Other paintings and drawings trace Wesselmann’s ongoing experimentation with style and form throughout his career. Still Life with Daffodil, Rose and Green Plate (1985) and Country Bouquet with Hibiscus (1989) employ a process in which linear drawings were transformed into interlocking pieces of laser-cut steel, which the artist subsequently painted. Works such as Still Life with Blonde and Two Goldfish (1999) and Blue Nude #8 (2000) testify to his enduring interest in abstraction, luminous color, and the recurring themes of the nude and still life.
Tom Wesselmann
Seascapes, Still Lifes, and Nudes
Opening: Tuesday, March 17, 6–8 pm
March 17 – May 30, 2026
22 Anapiron Polemou St., Athens
The prime mission of my art . . . is to make figurative art as exciting as abstract art.
—Tom Wesselmann
Tom Wesselmann (1931–2004) was one of the leading American Pop artists of the 1960s. Departing from Abstract Expressionism, he explored classical representations of the nude, still life, and landscape, while incorporating everyday objects and advertising ephemera.

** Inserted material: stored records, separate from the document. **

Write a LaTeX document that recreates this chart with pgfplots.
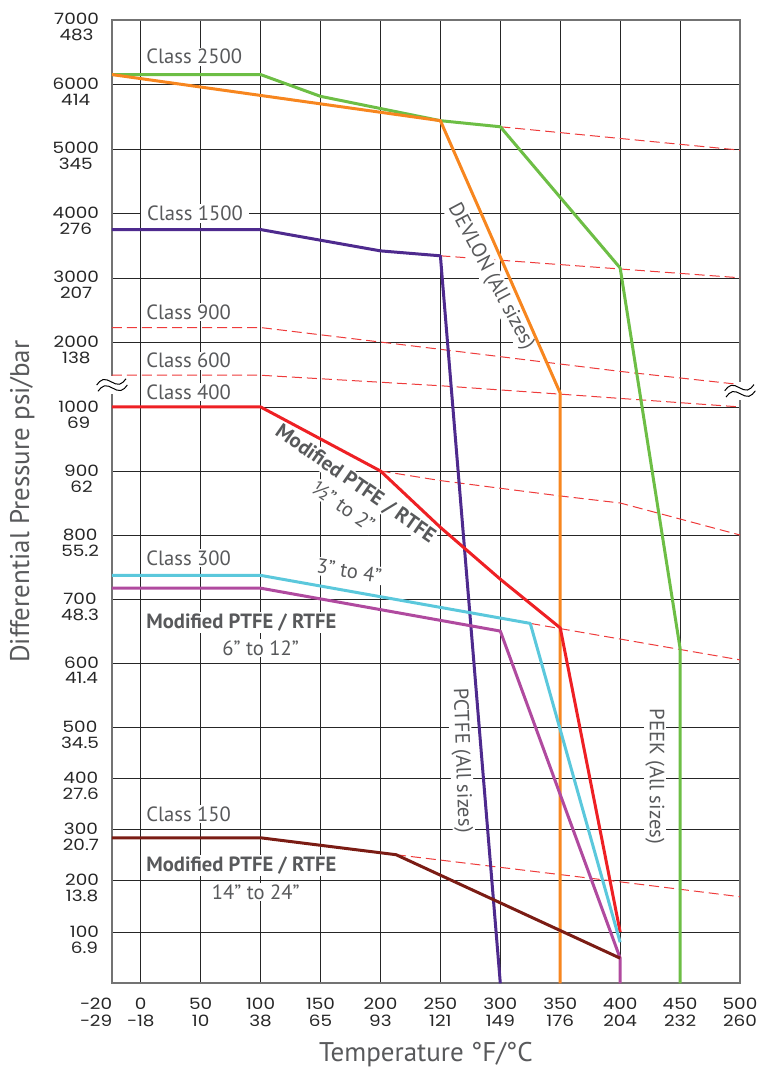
\documentclass[border=0pt]{standalone}
\usepackage{pgfplots}
\pgfplotsset{compat=1.18}
\usepackage{fontspec}
\setmainfont{PT Sans}
\newfontfamily\tickfont[FakeStretch=1.18]{Poppins}
\definecolor{cgreen}{HTML}{6DBE45}
\definecolor{corange}{HTML}{F7861F}
\definecolor{cpurple}{HTML}{4E2A8E}
\definecolor{cred}{HTML}{EE2024}
\definecolor{ccyan}{HTML}{5BC8DC}
\definecolor{cmagenta}{HTML}{B04A9F}
\definecolor{cbrown}{HTML}{7B1C14}
\definecolor{cdash}{HTML}{EE3B3B}
\definecolor{labgray}{HTML}{58595B}
\newcommand{\tl}[2]{\begin{tabular}[t]{@{}c@{}}#1\\#2\end{tabular}}
\tikzset{
  dashred/.style={cdash, line width=0.5pt, dash pattern=on 5pt off 2.5pt},
  sol/.style={line width=1.5pt, line join=round},
  lab/.style={font=\fontsize{10.3}{12}\selectfont, text=labgray, fill=white, inner sep=0.8pt},
  blab/.style={font=\bfseries\fontsize{10.3}{12}\selectfont, text=labgray, fill=white, inner sep=0.8pt},
}
\begin{document}
\begin{tikzpicture}
\begin{axis}[
  scale only axis, width=314pt, height=481.65pt,
  xmin=-24, xmax=500, ymin=0, ymax=7000,
  y coord trafo/.code={\pgfmathparse{#1<=500 ? 0.008*#1 : (#1<=1000 ? 4+0.01*(#1-500) : 9+0.001*(#1-1000))}},
  xtick={-24,0,50,100,150,200,250,300,350,400,450,500},
  xticklabels={{\hspace*{-16pt}\tl{−20}{−29}},{\tl{0}{−18}},{\tl{50}{10}},{\tl{100}{38}},{\tl{150}{65}},{\tl{200}{93}},{\tl{250}{121}},{\tl{300}{149}},{\tl{350}{176}},{\tl{400}{204}},{\tl{450}{232}},{\tl{500}{260}}},
  ytick={100,200,300,400,500,600,700,800,900,1000,2000,3000,4000,5000,6000,7000},
  yticklabels={{\tl{100}{6.9}},{\tl{200}{13.8}},{\tl{300}{20.7}},{\tl{400}{27.6}},{\tl{500}{34.5}},{\tl{600}{41.4}},{\tl{700}{48.3}},{\tl{800}{55.2}},{\tl{900}{62}},{\tl{1000}{69}},{\tl{2000}{138}},{\tl{3000}{207}},{\tl{4000}{276}},{\tl{5000}{345}},{\tl{6000}{414}},{\tl{7000}{483}}},
  grid=major, major grid style={black!85, line width=0.45pt},
  major tick length=0pt,
  axis line style={black!55, line width=0.9pt},
  yticklabel style={anchor=mid east, xshift=-3pt, text=black!85, font=\tickfont\fontsize{7.8}{7.35}\selectfont},
  xticklabel style={anchor=north, yshift=-3.5pt, text=black!85, font=\tickfont\fontsize{7.8}{8.5}\selectfont},
  xlabel={Temperature °F/°C},
  ylabel={Differential Pressure psi/bar},
  every axis x label/.style={at={(axis description cs:0.5,-0.0814)}, anchor=base, font=\fontsize{13.5}{15}\selectfont, text=labgray},
  every axis y label/.style={at={(axis description cs:-0.143,0.5)}, rotate=90, anchor=center, font=\fontsize{13.5}{15}\selectfont, text=labgray},
]
% dashed extensions
\addplot[dashred] coordinates {(300,5375)(500,5010)};
\addplot[dashred] coordinates {(250,3360)(500,3017)};
\addplot[dashred] coordinates {(-24,2240)(100,2240)(250,1900)(400,1555)(500,1350)};
\addplot[dashred] coordinates {(-24,1495)(100,1495)(250,1331)(350,1200)(500,1000)};
\addplot[dashred] coordinates {(200,900)(250,885)(350,861)(400,850)(500,800)};
\addplot[dashred] coordinates {(325,662)(500,605)};
\addplot[dashred] coordinates {(213,251)(400,198)(500,169)};
% labels
\node[lab, anchor=west] at (axis cs:3,6430) {Class 2500};
\node[lab, anchor=west, inner xsep=3pt] at (axis cs:0,4000) {Class 1500};
\node[lab, anchor=west] at (axis cs:3,2474) {Class 900};
\node[lab, anchor=west] at (axis cs:3,1717) {Class 600};
\node[lab, anchor=west] at (axis cs:3,1226) {Class 400};
\node[lab, anchor=west] at (axis cs:3,764) {Class 300};
\node[lab, anchor=west] at (axis cs:3,330) {Class 150};
\node[blab, anchor=west] at (axis cs:3,663) {Modified PTFE / RTFE};
\node[lab] at (axis cs:100,623) {6” to 12”};
\node[blab, anchor=west] at (axis cs:3,230) {Modified PTFE / RTFE};
\node[lab] at (axis cs:96,178) {14” to 24”};
\node[lab, rotate=-9] at (axis cs:174,744) {3” to 4”};
\node[blab, rotate=-35] at (axis cs:179,880) {Modified PTFE / RTFE};
\node[lab, rotate=-35] at (axis cs:169,845) {½” to 2”};
\node[lab, rotate=-62] at (axis cs:292,3020) {DEVLON (All sizes)};
\node[lab, rotate=-88] at (axis cs:267.5,435) {PCTFE (All sizes)};
\node[lab, rotate=-90] at (axis cs:429,404) {PEEK (All sizes)};
% solid rating curves
\addplot[sol, cgreen] coordinates {(-24,6190)(100,6190)(150,5850)(250,5470)(300,5375)(400,3170)(450,623)(450,0)};
\addplot[sol, corange] coordinates {(-24,6190)(250,5470)(350,1215)(350,0)};
\addplot[sol, cpurple] coordinates {(-24,3770)(100,3770)(200,3437)(250,3360)(300,0)};
\addplot[sol, cred] coordinates {(-24,1000)(100,1000)(200,900)(250,812)(300,731)(350,655)(400,100)};
\addplot[sol, ccyan] coordinates {(-24,737)(100,737)(325,662)(400,80)};
\addplot[sol, cmagenta] coordinates {(-24,717)(100,717)(300,650)(400,49)(400,0)};
\addplot[sol, cbrown] coordinates {(-24,284)(100,284)(213,251)(400,49)};
\coordinate (bl) at (axis cs:-24,1340);
\coordinate (br) at (axis cs:500,1250);
\end{axis}
\foreach \p in {bl,br}{
  \fill[white] ([xshift=-1.5pt,yshift=-4.5pt]\p) rectangle ([xshift=1.5pt,yshift=4.5pt]\p);
  \draw[black, line width=0.5pt, shift={(\p)}, rotate=12, yshift=1.6pt] (-7.5pt,0pt) sin (-3.75pt,2pt) cos (0pt,0pt) sin (3.75pt,-2pt) cos (7.5pt,0pt);
  \draw[black, line width=0.5pt, shift={(\p)}, rotate=12, yshift=-1.6pt] (-7.5pt,0pt) sin (-3.75pt,2pt) cos (0pt,0pt) sin (3.75pt,-2pt) cos (7.5pt,0pt);
}
\pgfresetboundingbox
\path[use as bounding box] (-56pt,-42.85pt) rectangle (322pt,491.65pt);
\end{tikzpicture}
\end{document}
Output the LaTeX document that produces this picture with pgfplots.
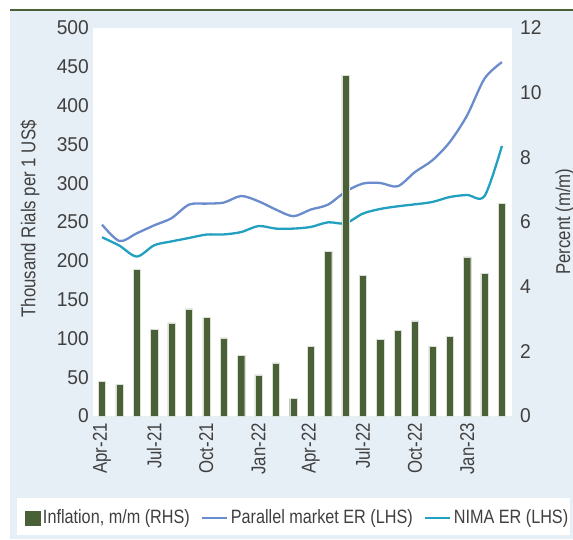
\documentclass[border=0pt]{standalone}
\usepackage{fontspec}
\setmainfont{Liberation Sans}[FakeStretch=0.84]
\newfontfamily\tickfont{Liberation Sans}[FakeStretch=0.96]
\usepackage{pgfplots}
\pgfplotsset{compat=1.18}
\definecolor{bargreen}{HTML}{4A6138}
\definecolor{parblue}{HTML}{6A8BCC}
\definecolor{nimateal}{HTML}{22A0C0}
\definecolor{bgblue}{HTML}{E7EFF6}
\definecolor{txt}{HTML}{404040}
\pgfplotsset{
  common/.style={
    at={(93pt,123pt)}, anchor=south west, scale only axis,
    width=419pt, height=388pt,
    xmin=-0.52, xmax=23.58,
    axis line style={draw=none}, major tick length=0pt,
    /pgf/number format/assume math mode=true,
    tick label style={text=txt},
    label style={text=txt, font=\fontsize{20}{24}\selectfont},
  }
}
\begin{document}
\fontsize{20}{24}\selectfont
\begin{tikzpicture}
\useasboundingbox (0pt,0pt) rectangle (573pt,539pt);
\fill[white] (0pt,0pt) rectangle (573pt,539pt);
\fill[bgblue] (10pt,0pt) rectangle (573pt,529pt);
\draw[bargreen, line width=2pt] (10pt,529pt) -- (573pt,529pt);
\fill[white] (17pt,4pt) rectangle (570pt,41pt);
\begin{axis}[common,
  ymin=0, ymax=500, ytick={0,50,...,500},
  xtick={0,3,...,21},
  xticklabels={Apr-21,Jul-21,Oct-21,Jan-22,Apr-22,Jul-22,Oct-22,Jan-23},
  xticklabel style={rotate=90, anchor=east, inner sep=0pt, font=\fontsize{20}{24}\selectfont},
  xticklabel shift=7pt,
  yticklabel style={anchor=east, inner sep=0pt, font=\tickfont\fontsize{20}{24}\selectfont},
  yticklabel shift=4pt,
  axis background/.style={fill=white},
  ylabel={Thousand Rials per 1 US\$},
  ylabel style={at={(axis description cs:-0.150,0.508)}, anchor=center, inner sep=0pt},
]
\addplot[parblue, line width=2.3pt, smooth] coordinates {
(0,246.6) (1,225.5) (2,235.5) (3,245.7) (4,255) (5,272.4) (6,273.7) (7,275)
(8,283.5) (9,276.7) (10,266) (11,257.5) (12,266) (13,272.4) (14,289) (15,299.5)
(16,300.3) (17,296) (18,314.4) (19,329.5) (20,353) (21,387.5) (22,434.8) (23,456)
};
\addplot[nimateal, line width=2.3pt, smooth] coordinates {
(0,230.3) (1,219.5) (2,205.5) (3,220) (4,225) (5,229.4) (6,233.8) (7,234)
(8,237) (9,244.8) (10,241.5) (11,241.5) (12,243.6) (13,249.6) (14,248.3) (15,260.8)
(16,266.8) (17,270.2) (18,272.8) (19,275.8) (20,282.2) (21,284.8) (22,283.5) (23,348)
};
\end{axis}
\begin{axis}[common,
  ymin=0, ymax=12, ytick={0,2,...,12},
  axis y line*=right, hide x axis,
  yticklabel style={anchor=west, inner sep=0pt, font=\tickfont\fontsize{20}{24}\selectfont},
  yticklabel shift=8pt,
  ylabel={Percent (m/m)},
  ylabel style={at={(axis description cs:1.1265,0.501)}, anchor=center, inner sep=0pt},
  legend columns=3,
  legend cell align=left,
  legend style={at={(axis description cs:-0.1623,-0.2629)}, anchor=west,
    draw=none, fill=none, inner sep=0pt, text=txt,
    font=\fontsize{19.3}{23}\selectfont,
    nodes={inner xsep=2.5pt, inner ysep=0pt},
    /tikz/every even column/.append style={column sep=9pt}},
]
\addplot[ybar, bar width=7.2pt, fill=bargreen, draw=white!80!bargreen, line width=0.3pt,
  legend image code/.code={\fill[bargreen] (0pt,-7pt) rectangle (15pt,7pt);}] coordinates {
(0,1.08) (1,0.97) (2,4.54) (3,2.68) (4,2.88) (5,3.31) (6,3.05) (7,2.42)
(8,1.87) (9,1.27) (10,1.64) (11,0.54) (12,2.16) (13,5.10) (14,10.54) (15,4.35)
(16,2.38) (17,2.64) (18,2.94) (19,2.16) (20,2.47) (21,4.92) (22,4.42) (23,6.58)
};
\addlegendentry{Inflation, m/m (RHS)}
\addlegendimage{legend image code/.code={\draw[parblue, line width=2pt] (0pt,0pt) -- (25pt,0pt);}}
\addlegendentry{Parallel market ER (LHS)}
\addlegendimage{legend image code/.code={\draw[nimateal, line width=2pt] (0pt,0pt) -- (25pt,0pt);}}
\addlegendentry{NIMA ER (LHS)}
\end{axis}
\end{tikzpicture}
\end{document}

Wesselmann was drafted into the US Army in 1952, two years into the Korean War. During his military service, he learned—then taught—aerial photography interpretation, and began to draw cartoons about his experiences. Upon his return to his hometown of Cincinnati, he completed a BA in psychology at the University of Cincinnati and began taking classes at the Art Academy of Cincinnati. In fall 1956, he moved to New York City to study art at the Cooper Union for the Advancement of Science and Art, where the artist Nicholas Marsicano was one of his instructors. At Cooper Union, he met Claire Selley, who would become his wife and lifelong muse. Wesselmann’s early drawings of Selley often took the form of hybrid collages, incorporating sketches, scraps of wallpaper, and found advertisements. Similarly, his early assemblage paintings, which include functioning objects and gadgets, present shifting images that advance and retreat depending on the viewer’s relative position.
Living in Brooklyn, Wesselmann supported himself by selling cartoons to the Saturday Evening Post, “gag” magazines, and advertising agencies. In the late 1950s, he cofounded the Judson Gallery in the West Village with Marc Ratliff and Jim Dine. After completing his studies at Cooper Union, Wesselmann spent three years teaching high school art and math. During the evening, he continued to expand his own artistic practice, making small portrait collages, such as his groundbreaking Portrait Collage #1 (1959). Wesselmann recalled: “I wanted my painting to be spatially and visually aggressive like de Kooning. But in order to be myself, I knew I had to forget de Kooning, just as he got around Picasso.”
Wesselmann is highly regarded for his Great American Nude series (1961–73), which combines sensual depictions of the female figure with references to art history and popular culture. Many of these lounging female subjects were painted in patriotic red, white, and blue, quoting the Western figurative tradition while incorporating elements of high voltage American advertising. In the late 1960s Wesselmann created close-up views of the nude in the Bedroom Paintings (1968–83). In these works a single part of the body, such as a hand or a breast, is juxtaposed with objects common to the bedroom—a light switch, flowers, the edges of pillows, and curtains.
From 1967 through 1981 Wesselmann worked on his Standing Still Life paintings, monumental works comprising multiple canvases shaped according to the outline of the commonplace objects that they depict; in 2018 the complete series of nine works was exhibited for the first time at Gagosian on West 24th Street, New York. After the Standing Still Lifes, Wesselmann continued to make three-dimensional sculptural work. He also developed an innovative technique of “drawing” with sculptural materials, cutting steel and aluminum in the shape of his drawn forms. His abstract works of the mid-1990s, through the early 2000s expanded this mode of working on a larger scale, and continued to push the boundaries between painting and sculpture.